4 de agosto de 2008

Convém lavarmo-nos, pêlos e sombras, solidão e desgraça, também lavei Ehud no fim algumas vezes, sovacos, coxas, o escuro buraco, sexo, bolotas, Ai Senhor, tu tens igual a nós o fétido buraco? Escondido atrás mas quantas vezes pensado, escondido atrás, todo espremido, humilde mas demolidor de vaidades, impossível ao homem se pensar espirro do divino tendo esse luxo atrás, discurseiras, senado, o colete lustroso dos políticos, o cravo na lapela, o cetim nas mulheres, o olhar envesgado, trejeitos, cabeleiras, mas o buraco ali, pensaste nisso? Ó buraco, estás aí também no teu Senhor? Há muito que se louva o todo espremido. Estás destronado quem sabe, Senhor, em favor desse buraco? EStás me ouvindo? Altares, velas, luzes, lírios, e no topo uma imensa rodela de granito, umas dobras no mármore, um belíssimo ônix, uns arremedos de carne, do cu escultores líricos. E dizem que os doutos que Tua Presença ali é a mais perfeita, que ali é que está o sumo, o samadhi, o grande presunto, o prato.
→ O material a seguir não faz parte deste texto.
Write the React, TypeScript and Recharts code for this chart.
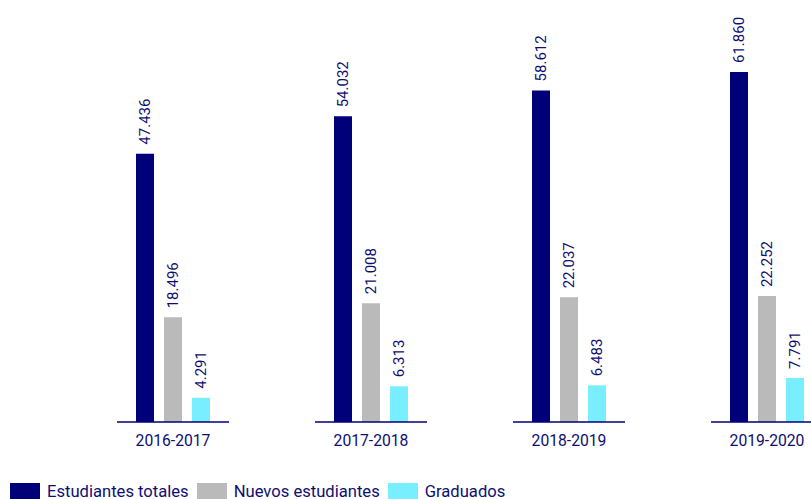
import React from "react";
import { BarChart, Bar, XAxis, YAxis, Legend, LabelList } from "recharts";

const categories = ["2016-2017", "2017-2018", "2018-2019", "2019-2020"];
const totales = [47436, 54032, 58612, 61860];
const nuevos = [18496, 21008, 22037, 22252];
const graduados = [4291, 6313, 6483, 7791];
const seriesNames = ["Estudiantes totales", "Nuevos estudiantes", "Graduados"];

const data = categories.map((c, i) => ({
  year: c,
  totales: totales[i],
  nuevos: nuevos[i],
  graduados: graduados[i],
}));

const NAVY = "#000078";
const GRAY = "#bababa";
const CYAN = "#78eeff";
const TEXT = "#0e0e72";
const FONT = "Roboto, 'Noto Sans', sans-serif";

const fmt = (v: number) => v.toString().replace(/\B(?=(\d{3})+(?!\d))/g, ".");

const ValueLabel = (props: any) => {
  const { x, y, width, value } = props;
  const cx = x + width / 2;
  const cy = y - 9;
  return (
    <text
      x={cx}
      y={cy}
      transform={`rotate(-90, ${cx}, ${cy})`}
      textAnchor="start"
      dominantBaseline="central"
      fill={TEXT}
      fontSize={15}
      fontFamily={FONT}
    >
      {fmt(value)}
    </text>
  );
};

const Tick = (props: any) => {
  const { x, y, payload } = props;
  return (
    <g>
      <line x1={x - 56} x2={x + 56} y1={y} y2={y} stroke={NAVY} strokeWidth={1.6} />
      <text x={x} y={y + 24} textAnchor="middle" fill={TEXT} fontSize={15.7} fontFamily={FONT}>
        {payload.value}
      </text>
    </g>
  );
};

const colors = [NAVY, GRAY, CYAN];

const LegendContent = () => (
  <div style={{ height: 48, position: "relative", fontFamily: FONT, fontSize: 16.6, color: TEXT }}>
    <div style={{ display: "flex", alignItems: "flex-start", paddingLeft: 10, paddingTop: 1 }}>
      {seriesNames.map((n, i) => (
        <div key={n} style={{ display: "flex", alignItems: "flex-start", marginRight: 8 }}>
          <div style={{ width: 30, height: 20, background: colors[i] }} />
          <span style={{ marginLeft: 7, lineHeight: "20px", position: "relative", top: -1, whiteSpace: "nowrap" }}>{n}</span>
        </div>
      ))}
    </div>
  </div>
);

export default function App() {
  return (
    <div style={{ position: "absolute", left: 0, top: 0, width: 811, height: 499, overflow: "hidden", background: "#fff" }}>
      <BarChart
        width={866}
        height={530}
        data={data}
        margin={{ top: 26, right: 0, left: 74, bottom: 0 }}
        barSize={18}
        barGap={10}
      >
        <XAxis
          dataKey="year"
          axisLine={false}
          tickLine={false}
          tickSize={0}
          tickMargin={0}
          interval={0}
          height={60}
          tick={<Tick />}
        />
        <YAxis hide domain={[0, 70000]} />
        <Legend
          verticalAlign="bottom"
          align="left"
          content={<LegendContent />}
          wrapperStyle={{ left: 0, bottom: 0, width: 811, height: 48 }}
        />
        <Bar dataKey="totales" name={seriesNames[0]} fill={NAVY} isAnimationActive={false}>
          <LabelList dataKey="totales" content={<ValueLabel />} />
        </Bar>
        <Bar dataKey="nuevos" name={seriesNames[1]} fill={GRAY} isAnimationActive={false}>
          <LabelList dataKey="nuevos" content={<ValueLabel />} />
        </Bar>
        <Bar dataKey="graduados" name={seriesNames[2]} fill={CYAN} isAnimationActive={false}>
          <LabelList dataKey="graduados" content={<ValueLabel />} />
        </Bar>
      </BarChart>
    </div>
  );
}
Hilda Hilst, trecho de "A obscena senhora D". Sobre este livro escreveu Caio Fernando Abreu: "A história - se é que há uma história aqui - é simples: após a morte do amante, Hillé, a Senhora D, se recolhe ao vão da escada, 'um Nada igual ao teu, repensando misérias, tentando escapar, como tu mesmo, contornando um vazio, relembrando', em direção à própria morte. Numa prosa que se dilata e contrai, às vezes estufada, barroca, repleta de cintilâncias, outras se fazendo navalha, corte seco, a linguagem de Hilda Hilst avança sobre as camisas-de-força da sintaxe para desvendar insuspeitados espaços. O resultado é um texto que, fora de nossa literatura, ao lado de Guimarães Rosa e Clarice Lispector, só encontraria paralelo em Joyce ou Samuel Beckett. Mais além: é vivo."